Other systems may or may not be created in a similar fashion.
realistically emergent systems aren't designed or thought about
I'm aware of how they work. I'm arguing that someone who builds a system is responsible for it even if they don't know how it works. Ignorance, even in the face of a system so complex that no person could ever understand the underlying causes of what it does, is not an excuse. No one should be able to hide behind complexity.
Developers must either build in protections against their systems going wrong or they shouldn't deploy them.
I want to agree with your thesis, but it's impossible to foresee every possible outcome. Leaky abstractions aside, bugs aside, misaligned incentives (the new "I was just following orders", as someone here immortally put it) aside, it is impossible to imagine a priori all the ways a certain outcome that is desirable now will be undesirable in the future.
Every step of the development ladder is fraught with possibilities for error and catastrophe. To quote James Goldman:
"It is too simple. Life, if it's like anything at all, is like an avalanche. To blame the little ball of snow that starts it all, to say it is the cause, is just as true as it is meaningless."
It's useful to distinguish between responsibility and accountability here. The algorithms may be responsible for a particular outcome but the people who commissioned them should be accountable.
What about turnover? If the buck stops at the CEO, what happens when that person moves on? Is their successor responsible for everything that went on prior? Im not saying either way, just asking how that should work.
Is their successor responsible for everything that went on prior?
Yes.
That wouldn't even be a change to the current system. That's how it works now. If you take on the role of CEO and it turns out that years earlier the company did something terrible you will be expected to resign. It's one of the reasons they demand so much money.
Pretty much always if the incoming CEO can competitively negotiate and is a good hire.
Contrary to popular belief, the vast majority of career CEOs are good hardworking people. Like any high profile position, the outliers skew perception for everyone.
Lets take, for example, a red light camera software that is trained to recognize plate numbers and issue traffic tickets. The decision to design and deploy the software was made by a human. The decision to send you a ticket was not. Nothing to do with complexity or being wrong, there is simply no human anywhere who made that specific decision.
Right, so we just need to be smart enough (and have enough data) to centrally (and a priori) manage the collective and emergent action of millions of humans. Seems like a reasonable expectation.
I read in a self help book that a doctor, while being a child, used to like waking up really early the first day it snowed and make a wild path in the snow, just for giggles.
Everybody else was just following his path through the snow.
Isn't that the equivalent of blaming the first single celled organism that evolved rudimentary flagellum for, as an example, our current climate crisis?
I was imagining desire paths in a park or something. It takes a lot of walks to wear down the grass, and probably hundreds before a path becomes visible.
Having walked in both long and short grass I can tell you it largely depends on a number or factors.

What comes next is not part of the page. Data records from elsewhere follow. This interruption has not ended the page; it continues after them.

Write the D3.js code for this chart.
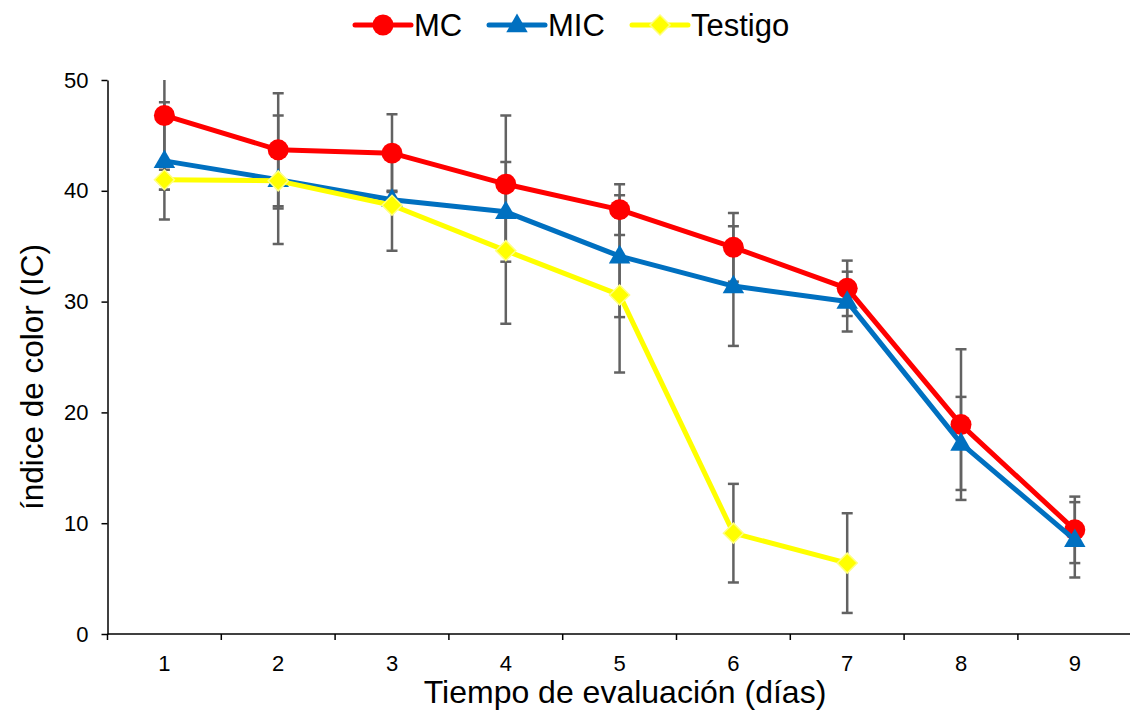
<!DOCTYPE html>
<html>
<head>
<meta charset="utf-8">
<script src="https://cdn.jsdelivr.net/npm/d3@7"></script>
<style>
  body { margin: 0; background: #fff; }
  text { font-family: "Liberation Sans", Arial, sans-serif; fill: #000; }
</style>
</head>
<body>
<div id="chart"></div>
<script>
// días de evaluación
const days = ["1", "2", "3", "4", "5", "6", "7", "8", "9"];

// índice de color, media por tratamiento
const mcValues = [46.8, 43.7, 43.4, 40.6, 38.3, 34.9, 31.2, 18.9, 9.4];
const micValues = [42.7, 41.0, 39.2, 38.1, 34.1, 31.4, 30.0, 17.2, 8.5];
const testigoValues = [41.0, 40.9, 38.7, 34.6, 30.6, 9.1, 6.4, null, null];

// desviación (barras de error)
const mcErr = [6.7, 5.1, 3.5, 6.2, 2.3, 3.1, 2.5, 6.8, 3.0];
const micErr = [5.3, 5.8, 0.8, 4.5, 5.5, 5.4, 2.7, 4.2, 3.4];
const testigoErr = [0.9, 2.5, 4.1, 6.6, 7.0, 4.45, 4.5, null, null];

const yTicks = [0, 10, 20, 30, 40, 50];

const seriesNames = ["MC", "MIC", "Testigo"];

const W = 1130, H = 721;
const margin = {top: 80, left: 107.5, bottom: 87};
const plotW = 113.8 * days.length;
const plotH = H - margin.top - margin.bottom;

const series = [
  {name: seriesNames[0], values: mcValues, err: mcErr, color: "#FF0000", symbol: "circle"},
  {name: seriesNames[1], values: micValues, err: micErr, color: "#0070C0", symbol: "triangle"},
  {name: seriesNames[2], values: testigoValues, err: testigoErr, color: "#FFFF00", symbol: "diamond"}
];

const svg = d3.select("#chart")
  .append("svg")
    .attr("width", W)
    .attr("height", H);

const g = svg.append("g")
    .attr("transform", `translate(${margin.left},${margin.top})`);

const x = d3.scaleBand()
    .domain(days)
    .range([0, plotW]);

const y = d3.scaleLinear()
    .domain([0, 50])
    .range([plotH, 0]);

svg.append("clipPath").attr("id", "plotClip")
  .append("rect")
    .attr("x", 0).attr("y", 0)
    .attr("width", plotW).attr("height", plotH);

// eje Y
g.append("g")
    .call(d3.axisLeft(y).tickValues(yTicks).tickSize(6).tickSizeOuter(0).tickPadding(13))
    .call(a => a.select(".domain").attr("stroke", "#000").attr("stroke-width", 1.5))
    .call(a => a.selectAll(".tick line").attr("stroke", "#000").attr("stroke-width", 1.5))
    .call(a => a.selectAll("text").attr("font-size", "22px"));

// eje X: marcas entre categorías
const xAxis = g.append("g").attr("transform", `translate(0,${plotH})`);
xAxis.append("line")
    .attr("x1", 0).attr("x2", plotW)
    .attr("stroke", "#000").attr("stroke-width", 1.5);
xAxis.selectAll("line.tk")
  .data(days.concat(["end"]))
  .enter().append("line")
    .attr("class", "tk")
    .attr("x1", (d, i) => i * x.step())
    .attr("x2", (d, i) => i * x.step())
    .attr("y1", 0).attr("y2", 6)
    .attr("stroke", "#000").attr("stroke-width", 1.5);
xAxis.selectAll("text")
  .data(days)
  .enter().append("text")
    .attr("x", d => x(d) + x.bandwidth() / 2)
    .attr("y", 37)
    .attr("text-anchor", "middle")
    .attr("font-size", "22px")
    .text(d => d);

// títulos
svg.append("text")
    .attr("x", 625)
    .attr("y", 703)
    .attr("text-anchor", "middle")
    .attr("font-size", "32px")
    .text("Tiempo de evaluación (días)");

svg.append("text")
    .attr("transform", "translate(43,377) rotate(-90)")
    .attr("text-anchor", "middle")
    .attr("font-size", "31.5px")
    .text("índice de color (IC)");

// barras de error
const errG = g.append("g").attr("clip-path", "url(#plotClip)");
series.forEach(s => {
  s.values.forEach((v, i) => {
    if (v == null) return;
    const cx = x(days[i]) + x.bandwidth() / 2;
    const e = s.err[i];
    const eg = errG.append("g").attr("stroke", "#626262").attr("stroke-width", 2.5);
    eg.append("line").attr("x1", cx).attr("x2", cx).attr("y1", y(v + e)).attr("y2", y(v - e));
    eg.append("line").attr("x1", cx - 5.5).attr("x2", cx + 5.5).attr("y1", y(v + e)).attr("y2", y(v + e));
    eg.append("line").attr("x1", cx - 5.5).attr("x2", cx + 5.5).attr("y1", y(v - e)).attr("y2", y(v - e));
  });
});

const symbolFor = {
  circle: d3.symbol().type(d3.symbolCircle).size(346),
  triangle: d3.symbol().type(d3.symbolTriangle).size(200),
  diamond: d3.symbol().type(d3.symbolSquare).size(200)
};

function drawMarker(sel, s, cx, cy) {
  const p = sel.append("path")
    .attr("d", symbolFor[s.symbol]())
    .attr("fill", s.color);
  if (s.symbol === "diamond") {
    p.attr("transform", `translate(${cx},${cy}) rotate(45)`)
     .attr("stroke", "#FFFF80").attr("stroke-width", 1.5);
  } else if (s.symbol === "triangle") {
    p.attr("transform", `translate(${cx},${cy + 1})`);
  } else {
    p.attr("transform", `translate(${cx},${cy})`);
  }
}

// líneas y marcadores
const line = d3.line()
    .defined(d => d.v != null)
    .x(d => x(d.day) + x.bandwidth() / 2)
    .y(d => y(d.v));

series.forEach(s => {
  const pts = s.values.map((v, i) => ({day: days[i], v: v}));
  g.append("path")
    .datum(pts)
    .attr("d", line)
    .attr("fill", "none")
    .attr("stroke", s.color)
    .attr("stroke-width", 5)
    .attr("stroke-linejoin", "round");
  const mg = g.append("g");
  pts.filter(d => d.v != null).forEach(d => {
    drawMarker(mg, s, x(d.day) + x.bandwidth() / 2, y(d.v));
  });
});

// leyenda
const legendX = [355, 489, 632];
const legend = svg.append("g");
series.forEach((s, i) => {
  const lx = legendX[i];
  legend.append("line")
    .attr("x1", lx).attr("x2", lx + 56)
    .attr("y1", 25).attr("y2", 25)
    .attr("stroke", s.color).attr("stroke-width", 5)
    .attr("stroke-linecap", "round");
  drawMarker(legend, s, lx + 28, 25);
  legend.append("text")
    .attr("x", lx + 59)
    .attr("y", 36)
    .attr("font-size", "31px")
    .text(s.name);
});
</script>
</body>
</html>
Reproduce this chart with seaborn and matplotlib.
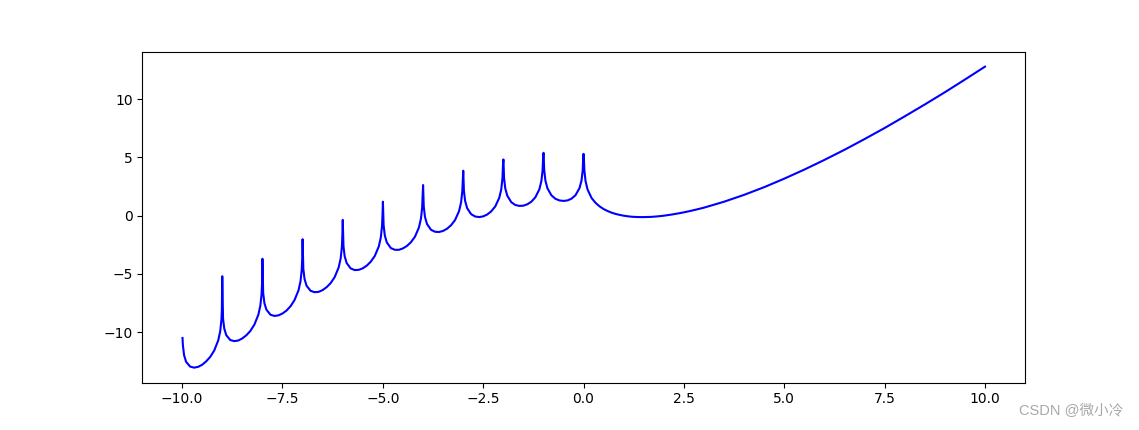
import matplotlib
matplotlib.use("Agg")
import matplotlib.pyplot as plt
import seaborn as sns
import pandas as pd

x_neg = [
    -9.99, -9.98, -9.95, -9.9, -9.8, -9.7, -9.6, -9.5, -9.4, -9.3, -9.2, -9.1, -9.05, -9.02, -9.0095,
    -8.9995, -8.98, -8.95, -8.9, -8.8, -8.7, -8.6, -8.5, -8.4, -8.3, -8.2, -8.1, -8.05, -8.02, -8.009,
    -7.999, -7.98, -7.95, -7.9, -7.8, -7.7, -7.6, -7.5, -7.4, -7.3, -7.2, -7.1, -7.05, -7.02, -7.0085,
    -6.9985, -6.98, -6.95, -6.9, -6.8, -6.7, -6.6, -6.5, -6.4, -6.3, -6.2, -6.1, -6.05, -6.02, -6.008,
    -5.998, -5.98, -5.95, -5.9, -5.8, -5.7, -5.6, -5.5, -5.4, -5.3, -5.2, -5.1, -5.05, -5.02, -5.0075,
    -4.9975, -4.98, -4.95, -4.9, -4.8, -4.7, -4.6, -4.5, -4.4, -4.3, -4.2, -4.1, -4.05, -4.02, -4.007,
    -3.997, -3.98, -3.95, -3.9, -3.8, -3.7, -3.6, -3.5, -3.4, -3.3, -3.2, -3.1, -3.05, -3.02, -3.0065,
    -2.9965, -2.98, -2.95, -2.9, -2.8, -2.7, -2.6, -2.5, -2.4, -2.3, -2.2, -2.1, -2.05, -2.02, -2.006,
    -1.996, -1.98, -1.95, -1.9, -1.8, -1.7, -1.6, -1.5, -1.4, -1.3, -1.2, -1.1, -1.05, -1.02, -1.0055,
    -0.9955, -0.98, -0.95, -0.9, -0.8, -0.7, -0.6, -0.5, -0.4, -0.3, -0.2, -0.1, -0.05, -0.02, -0.005,
]
y_neg = [
    -10.50, -11.14, -11.99, -12.55, -12.96, -13.05, -12.98, -12.80, -12.51, -12.13, -11.58, -10.71, -9.92, -8.93, -8.15,
    -5.20, -8.84, -9.69, -10.26, -10.68, -10.77, -10.72, -10.54, -10.27, -9.90, -9.36, -8.50, -7.71, -6.73, -5.89,
    -3.70, -6.65, -7.50, -8.07, -8.50, -8.61, -8.56, -8.40, -8.15, -7.78, -7.25, -6.41, -5.63, -4.65, -3.76,
    -2.02, -4.57, -5.43, -6.01, -6.45, -6.57, -6.54, -6.39, -6.14, -5.79, -5.28, -4.45, -3.67, -2.70, -1.75,
    -0.36, -2.63, -3.49, -4.07, -4.53, -4.67, -4.65, -4.52, -4.29, -3.95, -3.46, -2.64, -1.87, -0.91, 0.11,
    1.20, -0.84, -1.70, -2.30, -2.78, -2.93, -2.93, -2.81, -2.60, -2.28, -1.81, -1.01, -0.25, 0.71, 1.78,
    2.63, 0.77, -0.10, -0.71, -1.21, -1.38, -1.40, -1.31, -1.12, -0.82, -0.37, 0.40, 1.15, 2.10, 3.24,
    3.86, 2.15, 1.27, 0.65, 0.13, -0.07, -0.12, -0.06, 0.10, 0.37, 0.79, 1.53, 2.26, 3.20, 4.42,
    4.83, 3.24, 2.35, 1.72, 1.16, 0.92, 0.84, 0.86, 0.98, 1.20, 1.58, 2.27, 2.98, 3.90, 5.20,
    5.40, 3.92, 3.02, 2.36, 1.75, 1.45, 1.31, 1.27, 1.31, 1.46, 1.76, 2.37, 3.03, 3.92, 5.30,
]
x_pos = [
    0.005, 0.02, 0.05, 0.1, 0.2, 0.3, 0.4, 0.5, 0.6, 0.7, 0.8, 0.9, 1.0, 1.1, 1.2, 1.3, 1.4, 1.5,
    1.6, 1.7, 1.8, 1.9, 2.0, 2.2, 2.4, 2.6, 2.8, 3.0, 3.5, 4.0, 4.5, 5.0, 5.5, 6.0, 6.5, 7.0,
    7.5, 8.0, 8.5, 9.0, 9.5, 10.0,
]
y_pos = [
    5.30, 3.90, 2.97, 2.25, 1.52, 1.10, 0.80, 0.57, 0.40, 0.26, 0.15, 0.07, 0.00, -0.05, -0.09, -0.11, -0.12, -0.12,
    -0.11, -0.10, -0.07, -0.04, 0.00, 0.10, 0.22, 0.36, 0.52, 0.69, 1.20, 1.79, 2.45, 3.18, 3.96, 4.79, 5.66, 6.58,
    7.53, 8.53, 9.55, 10.60, 11.69, 12.80,
]

df = pd.DataFrame({"x": x_neg + x_pos, "y": y_neg + y_pos})

fig, ax = plt.subplots(figsize=(11.39, 4.30), dpi=100)
sns.lineplot(data=df, x="x", y="y", sort=False, estimator=None, color="blue", linewidth=1.5, ax=ax)
ax.set_xlabel("")
ax.set_ylabel("")

fig.text(0.986, 0.044, "CSDN @微小冷", ha="right", va="center", fontsize=10.5, color="#a8a8a8",
         family=["Liberation Sans", "Noto Sans CJK SC"])

fig.savefig("out.png", dpi=100)
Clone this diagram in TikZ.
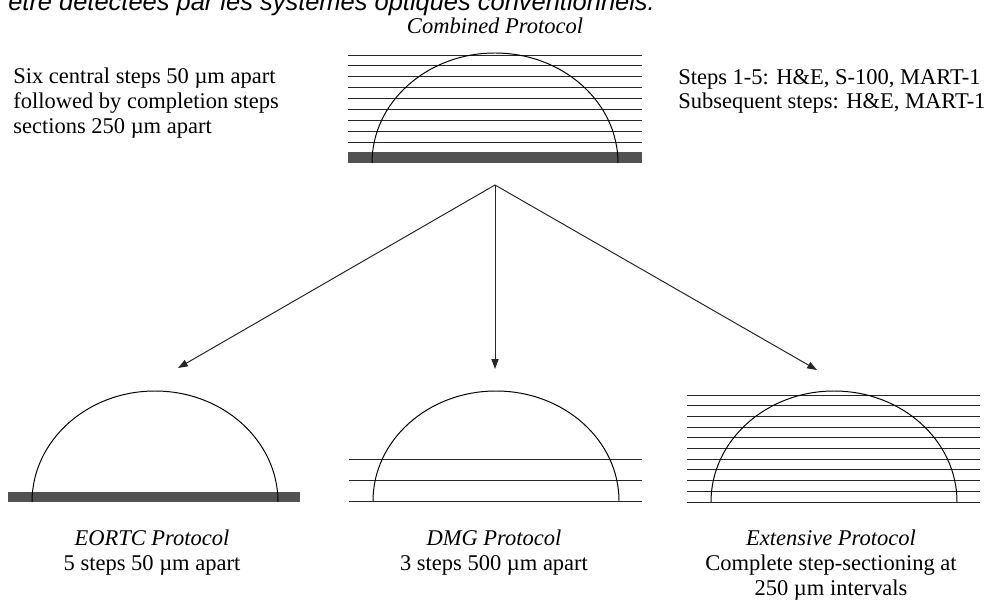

The largest seeming to be the amount of time passing between each person.
The first person who walked the final path. Everyone who agreed with that person and walked the same path compounded his decision. Everyone who crossed the field should have thought about what they were doing at the time.
Far too many people, and especially developers, are way more focused on absolving themselves from responsibility for anything bad than they are willing to put the thought in at the beginning, and that's the root cause of a lot of problems.